**Given request:** The lines from the top of the material through the line with "yscale = alt.Scale(domain=[0, 300], nice=False, zero=False)" are to be set down exactly. Leave the pictures out.
─── Provided material ───
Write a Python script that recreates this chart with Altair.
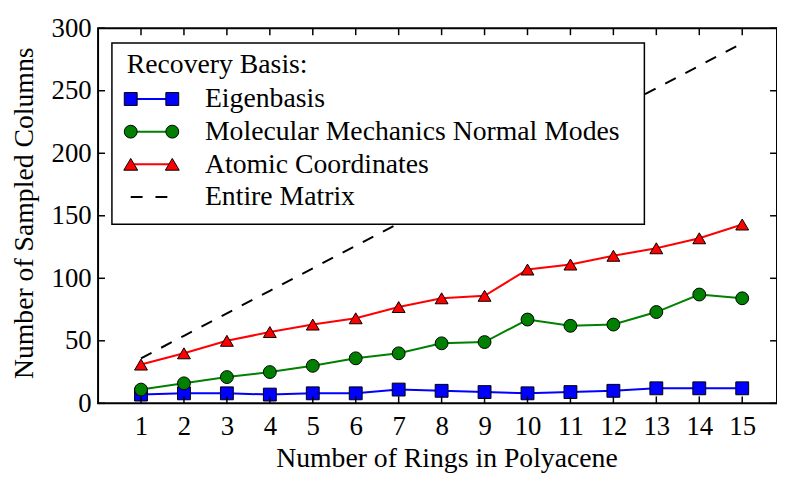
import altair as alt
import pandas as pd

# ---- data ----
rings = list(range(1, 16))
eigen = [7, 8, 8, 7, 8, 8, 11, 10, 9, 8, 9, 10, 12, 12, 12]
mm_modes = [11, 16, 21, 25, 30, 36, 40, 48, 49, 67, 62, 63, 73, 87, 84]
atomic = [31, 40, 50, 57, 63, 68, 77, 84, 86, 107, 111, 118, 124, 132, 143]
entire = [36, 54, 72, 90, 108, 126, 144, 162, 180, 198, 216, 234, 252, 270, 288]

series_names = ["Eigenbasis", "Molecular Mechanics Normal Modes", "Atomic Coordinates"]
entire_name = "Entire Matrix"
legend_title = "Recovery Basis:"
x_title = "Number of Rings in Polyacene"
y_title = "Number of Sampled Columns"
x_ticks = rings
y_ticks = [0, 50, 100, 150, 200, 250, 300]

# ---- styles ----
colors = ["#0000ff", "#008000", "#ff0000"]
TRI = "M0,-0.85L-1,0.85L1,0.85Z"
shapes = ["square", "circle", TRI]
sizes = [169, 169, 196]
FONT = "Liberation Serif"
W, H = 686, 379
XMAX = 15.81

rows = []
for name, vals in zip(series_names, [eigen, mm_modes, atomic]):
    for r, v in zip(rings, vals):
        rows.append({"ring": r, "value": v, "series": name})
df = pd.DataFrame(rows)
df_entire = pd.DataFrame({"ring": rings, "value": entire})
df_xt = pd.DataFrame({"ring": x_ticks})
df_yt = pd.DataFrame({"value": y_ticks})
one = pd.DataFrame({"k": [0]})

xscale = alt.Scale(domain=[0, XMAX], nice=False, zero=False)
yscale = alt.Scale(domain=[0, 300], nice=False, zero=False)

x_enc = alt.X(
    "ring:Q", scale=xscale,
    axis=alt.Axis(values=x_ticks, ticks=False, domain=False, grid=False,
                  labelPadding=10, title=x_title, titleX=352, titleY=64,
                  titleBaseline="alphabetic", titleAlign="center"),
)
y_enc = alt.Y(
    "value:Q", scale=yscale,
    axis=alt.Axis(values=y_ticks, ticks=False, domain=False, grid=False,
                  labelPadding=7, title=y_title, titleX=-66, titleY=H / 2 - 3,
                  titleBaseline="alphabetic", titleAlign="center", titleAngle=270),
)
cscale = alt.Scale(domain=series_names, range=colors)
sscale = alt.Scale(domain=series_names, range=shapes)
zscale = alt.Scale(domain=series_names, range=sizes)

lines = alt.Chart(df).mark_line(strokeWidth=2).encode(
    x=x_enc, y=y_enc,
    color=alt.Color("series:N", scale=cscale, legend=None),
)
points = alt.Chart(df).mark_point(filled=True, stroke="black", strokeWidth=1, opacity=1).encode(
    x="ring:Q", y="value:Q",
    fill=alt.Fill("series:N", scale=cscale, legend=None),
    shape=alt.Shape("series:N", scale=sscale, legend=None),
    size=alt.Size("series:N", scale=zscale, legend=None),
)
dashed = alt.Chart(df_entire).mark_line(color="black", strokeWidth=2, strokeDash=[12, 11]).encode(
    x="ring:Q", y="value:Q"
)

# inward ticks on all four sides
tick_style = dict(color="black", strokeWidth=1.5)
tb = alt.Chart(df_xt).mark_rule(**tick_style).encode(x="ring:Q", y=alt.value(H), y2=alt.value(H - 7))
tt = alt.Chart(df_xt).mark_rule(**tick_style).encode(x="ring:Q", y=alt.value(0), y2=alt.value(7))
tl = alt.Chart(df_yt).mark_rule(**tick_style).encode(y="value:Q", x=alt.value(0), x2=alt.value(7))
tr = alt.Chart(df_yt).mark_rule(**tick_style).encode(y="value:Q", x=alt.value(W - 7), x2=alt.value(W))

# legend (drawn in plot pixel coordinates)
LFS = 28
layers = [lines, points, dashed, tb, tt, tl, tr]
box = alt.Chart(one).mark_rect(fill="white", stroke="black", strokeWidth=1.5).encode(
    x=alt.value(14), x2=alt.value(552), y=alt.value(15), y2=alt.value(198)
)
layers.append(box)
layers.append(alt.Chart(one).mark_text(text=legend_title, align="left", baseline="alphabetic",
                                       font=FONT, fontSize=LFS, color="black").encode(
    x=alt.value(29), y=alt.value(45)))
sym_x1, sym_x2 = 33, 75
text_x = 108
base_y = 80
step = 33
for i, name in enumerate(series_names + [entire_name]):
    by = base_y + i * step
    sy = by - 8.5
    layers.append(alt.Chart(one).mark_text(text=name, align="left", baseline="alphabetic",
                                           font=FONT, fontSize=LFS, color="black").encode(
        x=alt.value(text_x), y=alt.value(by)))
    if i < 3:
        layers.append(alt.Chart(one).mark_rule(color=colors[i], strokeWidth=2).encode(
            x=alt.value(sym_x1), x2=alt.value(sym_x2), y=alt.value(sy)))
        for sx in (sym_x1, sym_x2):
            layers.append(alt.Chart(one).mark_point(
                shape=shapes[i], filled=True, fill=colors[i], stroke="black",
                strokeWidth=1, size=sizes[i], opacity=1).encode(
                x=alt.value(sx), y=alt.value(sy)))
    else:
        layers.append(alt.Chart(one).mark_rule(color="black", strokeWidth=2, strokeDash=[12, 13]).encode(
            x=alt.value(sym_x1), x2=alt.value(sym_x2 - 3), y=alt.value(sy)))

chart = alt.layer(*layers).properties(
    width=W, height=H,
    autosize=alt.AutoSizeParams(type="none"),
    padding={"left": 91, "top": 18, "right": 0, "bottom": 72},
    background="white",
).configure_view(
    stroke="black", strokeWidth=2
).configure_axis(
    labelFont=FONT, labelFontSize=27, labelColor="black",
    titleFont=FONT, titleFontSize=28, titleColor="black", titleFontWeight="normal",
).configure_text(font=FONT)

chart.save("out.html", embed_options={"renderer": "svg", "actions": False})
───
**Completed task:**
Write a Python script that recreates this chart with Altair.
import altair as alt
import pandas as pd

# ---- data ----
rings = list(range(1, 16))
eigen = [7, 8, 8, 7, 8, 8, 11, 10, 9, 8, 9, 10, 12, 12, 12]
mm_modes = [11, 16, 21, 25, 30, 36, 40, 48, 49, 67, 62, 63, 73, 87, 84]
atomic = [31, 40, 50, 57, 63, 68, 77, 84, 86, 107, 111, 118, 124, 132, 143]
entire = [36, 54, 72, 90, 108, 126, 144, 162, 180, 198, 216, 234, 252, 270, 288]

series_names = ["Eigenbasis", "Molecular Mechanics Normal Modes", "Atomic Coordinates"]
entire_name = "Entire Matrix"
legend_title = "Recovery Basis:"
x_title = "Number of Rings in Polyacene"
y_title = "Number of Sampled Columns"
x_ticks = rings
y_ticks = [0, 50, 100, 150, 200, 250, 300]

# ---- styles ----
colors = ["#0000ff", "#008000", "#ff0000"]
TRI = "M0,-0.85L-1,0.85L1,0.85Z"
shapes = ["square", "circle", TRI]
sizes = [169, 169, 196]
FONT = "Liberation Serif"
W, H = 686, 379
XMAX = 15.81

rows = []
for name, vals in zip(series_names, [eigen, mm_modes, atomic]):
    for r, v in zip(rings, vals):
        rows.append({"ring": r, "value": v, "series": name})
df = pd.DataFrame(rows)
df_entire = pd.DataFrame({"ring": rings, "value": entire})
df_xt = pd.DataFrame({"ring": x_ticks})
df_yt = pd.DataFrame({"value": y_ticks})
one = pd.DataFrame({"k": [0]})

xscale = alt.Scale(domain=[0, XMAX], nice=False, zero=False)
yscale = alt.Scale(domain=[0, 300], nice=False, zero=False)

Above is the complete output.